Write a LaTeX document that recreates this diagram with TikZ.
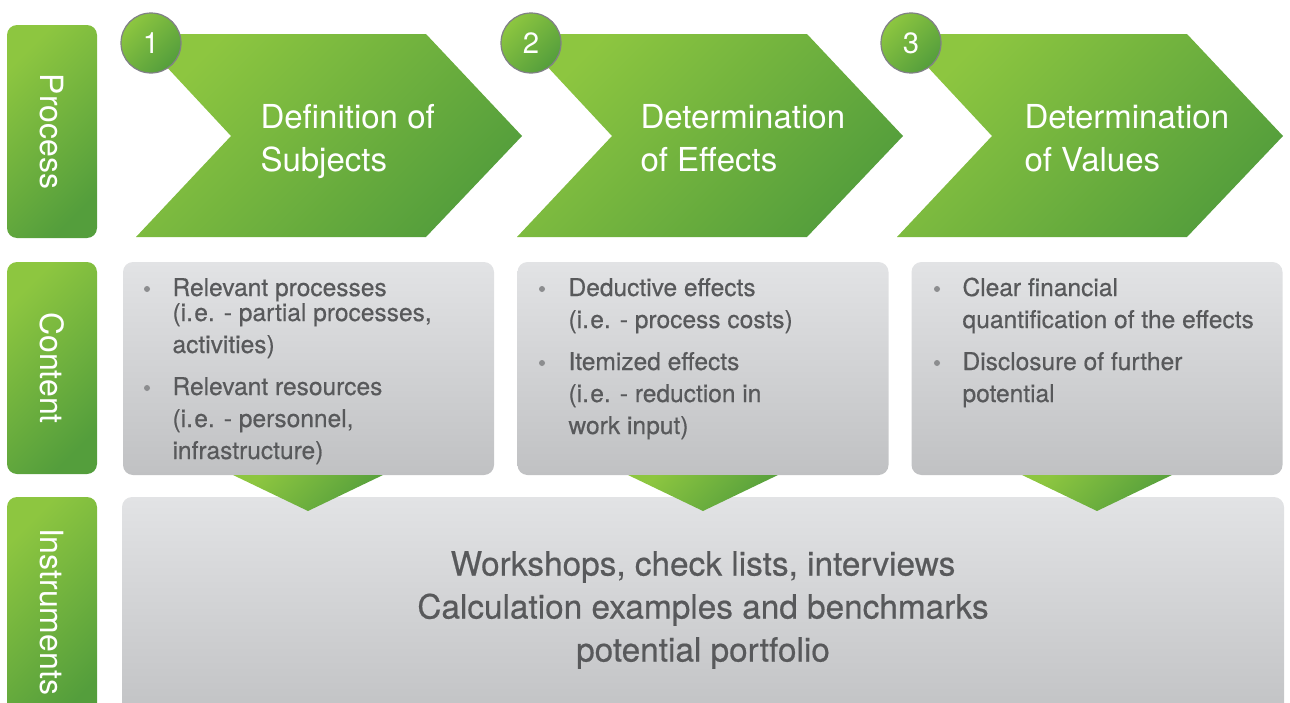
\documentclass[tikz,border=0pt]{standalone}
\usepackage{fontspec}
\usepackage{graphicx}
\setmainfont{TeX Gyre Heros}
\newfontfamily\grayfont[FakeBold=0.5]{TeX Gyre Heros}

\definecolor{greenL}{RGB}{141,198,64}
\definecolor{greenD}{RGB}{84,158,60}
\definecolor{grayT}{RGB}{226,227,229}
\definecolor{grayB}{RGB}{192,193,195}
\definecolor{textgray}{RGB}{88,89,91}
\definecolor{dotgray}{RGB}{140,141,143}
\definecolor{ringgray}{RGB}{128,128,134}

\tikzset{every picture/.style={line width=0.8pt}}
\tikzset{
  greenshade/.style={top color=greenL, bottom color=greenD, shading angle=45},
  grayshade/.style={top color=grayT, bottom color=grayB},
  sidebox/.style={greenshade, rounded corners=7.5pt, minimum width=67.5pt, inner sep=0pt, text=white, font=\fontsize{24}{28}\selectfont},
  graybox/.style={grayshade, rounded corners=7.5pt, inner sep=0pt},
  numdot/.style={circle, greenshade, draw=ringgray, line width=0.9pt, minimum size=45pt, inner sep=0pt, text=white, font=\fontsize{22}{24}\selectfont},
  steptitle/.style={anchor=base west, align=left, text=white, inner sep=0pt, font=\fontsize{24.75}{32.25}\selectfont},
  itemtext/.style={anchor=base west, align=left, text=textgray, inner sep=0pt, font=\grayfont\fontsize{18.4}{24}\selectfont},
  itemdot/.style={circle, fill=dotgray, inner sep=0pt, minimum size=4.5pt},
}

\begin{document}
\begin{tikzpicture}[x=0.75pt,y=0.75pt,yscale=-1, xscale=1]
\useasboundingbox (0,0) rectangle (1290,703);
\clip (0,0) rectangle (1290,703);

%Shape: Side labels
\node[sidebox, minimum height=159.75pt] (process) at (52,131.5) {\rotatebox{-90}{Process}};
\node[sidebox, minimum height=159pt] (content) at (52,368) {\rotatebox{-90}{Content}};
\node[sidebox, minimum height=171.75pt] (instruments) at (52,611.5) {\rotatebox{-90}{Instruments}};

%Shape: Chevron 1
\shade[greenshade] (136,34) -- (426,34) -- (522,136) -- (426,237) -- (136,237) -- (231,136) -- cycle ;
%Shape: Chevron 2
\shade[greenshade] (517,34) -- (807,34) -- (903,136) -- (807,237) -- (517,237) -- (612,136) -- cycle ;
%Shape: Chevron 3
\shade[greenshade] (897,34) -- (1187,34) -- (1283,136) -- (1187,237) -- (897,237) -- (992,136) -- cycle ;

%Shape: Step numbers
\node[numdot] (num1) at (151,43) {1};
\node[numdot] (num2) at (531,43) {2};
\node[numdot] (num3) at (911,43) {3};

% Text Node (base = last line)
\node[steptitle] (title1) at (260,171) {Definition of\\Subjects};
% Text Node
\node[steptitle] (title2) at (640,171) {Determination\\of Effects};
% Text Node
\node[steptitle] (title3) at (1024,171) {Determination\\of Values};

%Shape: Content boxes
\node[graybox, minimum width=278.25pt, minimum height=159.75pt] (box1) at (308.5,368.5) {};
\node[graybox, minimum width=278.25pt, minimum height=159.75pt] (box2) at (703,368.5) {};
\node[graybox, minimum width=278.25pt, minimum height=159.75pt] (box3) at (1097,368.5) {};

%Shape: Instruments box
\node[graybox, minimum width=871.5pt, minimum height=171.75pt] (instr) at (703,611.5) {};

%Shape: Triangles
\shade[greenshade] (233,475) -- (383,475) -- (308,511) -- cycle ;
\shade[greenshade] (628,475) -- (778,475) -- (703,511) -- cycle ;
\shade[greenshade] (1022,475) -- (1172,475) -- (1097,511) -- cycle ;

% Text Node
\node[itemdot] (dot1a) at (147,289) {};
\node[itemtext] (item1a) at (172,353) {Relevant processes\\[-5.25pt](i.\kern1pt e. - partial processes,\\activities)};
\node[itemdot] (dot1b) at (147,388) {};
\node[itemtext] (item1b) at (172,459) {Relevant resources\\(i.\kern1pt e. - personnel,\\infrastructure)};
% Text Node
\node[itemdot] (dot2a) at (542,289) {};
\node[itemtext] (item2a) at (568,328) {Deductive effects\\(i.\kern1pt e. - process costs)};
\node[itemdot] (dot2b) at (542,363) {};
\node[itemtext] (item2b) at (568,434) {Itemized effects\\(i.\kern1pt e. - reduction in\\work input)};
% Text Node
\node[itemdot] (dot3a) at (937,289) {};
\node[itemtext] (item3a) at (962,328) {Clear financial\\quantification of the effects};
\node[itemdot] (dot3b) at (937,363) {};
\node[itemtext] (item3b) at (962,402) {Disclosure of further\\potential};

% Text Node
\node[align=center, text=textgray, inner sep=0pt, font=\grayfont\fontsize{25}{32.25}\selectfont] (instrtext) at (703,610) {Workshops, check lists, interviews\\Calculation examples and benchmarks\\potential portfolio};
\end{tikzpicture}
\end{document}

*THE PROBLEM:* Restate the data above exactly, stripping out each image.

*REPLY TO THE EXERCISE:*
Write a LaTeX document that recreates this diagram with TikZ.
\documentclass[tikz,border=0pt]{standalone}
\usepackage{fontspec}
\usepackage{graphicx}
\setmainfont{TeX Gyre Heros}
\newfontfamily\grayfont[FakeBold=0.5]{TeX Gyre Heros}

\definecolor{greenL}{RGB}{141,198,64}
\definecolor{greenD}{RGB}{84,158,60}
\definecolor{grayT}{RGB}{226,227,229}
\definecolor{grayB}{RGB}{192,193,195}
\definecolor{textgray}{RGB}{88,89,91}
\definecolor{dotgray}{RGB}{140,141,143}
\definecolor{ringgray}{RGB}{128,128,134}

\tikzset{every picture/.style={line width=0.8pt}}
\tikzset{
  greenshade/.style={top color=greenL, bottom color=greenD, shading angle=45},
  grayshade/.style={top color=grayT, bottom color=grayB},
  sidebox/.style={greenshade, rounded corners=7.5pt, minimum width=67.5pt, inner sep=0pt, text=white, font=\fontsize{24}{28}\selectfont},
  graybox/.style={grayshade, rounded corners=7.5pt, inner sep=0pt},
  numdot/.style={circle, greenshade, draw=ringgray, line width=0.9pt, minimum size=45pt, inner sep=0pt, text=white, font=\fontsize{22}{24}\selectfont},
  steptitle/.style={anchor=base west, align=left, text=white, inner sep=0pt, font=\fontsize{24.75}{32.25}\selectfont},
  itemtext/.style={anchor=base west, align=left, text=textgray, inner sep=0pt, font=\grayfont\fontsize{18.4}{24}\selectfont},
  itemdot/.style={circle, fill=dotgray, inner sep=0pt, minimum size=4.5pt},
}

\begin{document}
\begin{tikzpicture}[x=0.75pt,y=0.75pt,yscale=-1, xscale=1]
\useasboundingbox (0,0) rectangle (1290,703);
\clip (0,0) rectangle (1290,703);

%Shape: Side labels
\node[sidebox, minimum height=159.75pt] (process) at (52,131.5) {\rotatebox{-90}{Process}};
\node[sidebox, minimum height=159pt] (content) at (52,368) {\rotatebox{-90}{Content}};
\node[sidebox, minimum height=171.75pt] (instruments) at (52,611.5) {\rotatebox{-90}{Instruments}};

%Shape: Chevron 1
\shade[greenshade] (136,34) -- (426,34) -- (522,136) -- (426,237) -- (136,237) -- (231,136) -- cycle ;
%Shape: Chevron 2
\shade[greenshade] (517,34) -- (807,34) -- (903,136) -- (807,237) -- (517,237) -- (612,136) -- cycle ;
%Shape: Chevron 3
\shade[greenshade] (897,34) -- (1187,34) -- (1283,136) -- (1187,237) -- (897,237) -- (992,136) -- cycle ;

%Shape: Step numbers
\node[numdot] (num1) at (151,43) {1};
\node[numdot] (num2) at (531,43) {2};
\node[numdot] (num3) at (911,43) {3};

% Text Node (base = last line)
\node[steptitle] (title1) at (260,171) {Definition of\\Subjects};
% Text Node
\node[steptitle] (title2) at (640,171) {Determination\\of Effects};
% Text Node
\node[steptitle] (title3) at (1024,171) {Determination\\of Values};

%Shape: Content boxes
\node[graybox, minimum width=278.25pt, minimum height=159.75pt] (box1) at (308.5,368.5) {};
\node[graybox, minimum width=278.25pt, minimum height=159.75pt] (box2) at (703,368.5) {};
\node[graybox, minimum width=278.25pt, minimum height=159.75pt] (box3) at (1097,368.5) {};

%Shape: Instruments box
\node[graybox, minimum width=871.5pt, minimum height=171.75pt] (instr) at (703,611.5) {};

%Shape: Triangles
\shade[greenshade] (233,475) -- (383,475) -- (308,511) -- cycle ;
\shade[greenshade] (628,475) -- (778,475) -- (703,511) -- cycle ;
\shade[greenshade] (1022,475) -- (1172,475) -- (1097,511) -- cycle ;

% Text Node
\node[itemdot] (dot1a) at (147,289) {};
\node[itemtext] (item1a) at (172,353) {Relevant processes\\[-5.25pt](i.\kern1pt e. - partial processes,\\activities)};
\node[itemdot] (dot1b) at (147,388) {};
\node[itemtext] (item1b) at (172,459) {Relevant resources\\(i.\kern1pt e. - personnel,\\infrastructure)};
% Text Node
\node[itemdot] (dot2a) at (542,289) {};
\node[itemtext] (item2a) at (568,328) {Deductive effects\\(i.\kern1pt e. - process costs)};
\node[itemdot] (dot2b) at (542,363) {};
\node[itemtext] (item2b) at (568,434) {Itemized effects\\(i.\kern1pt e. - reduction in\\work input)};
% Text Node
\node[itemdot] (dot3a) at (937,289) {};
\node[itemtext] (item3a) at (962,328) {Clear financial\\quantification of the effects};
\node[itemdot] (dot3b) at (937,363) {};
\node[itemtext] (item3b) at (962,402) {Disclosure of further\\potential};

% Text Node
\node[align=center, text=textgray, inner sep=0pt, font=\grayfont\fontsize{25}{32.25}\selectfont] (instrtext) at (703,610) {Workshops, check lists, interviews\\Calculation examples and benchmarks\\potential portfolio};
\end{tikzpicture}
\end{document}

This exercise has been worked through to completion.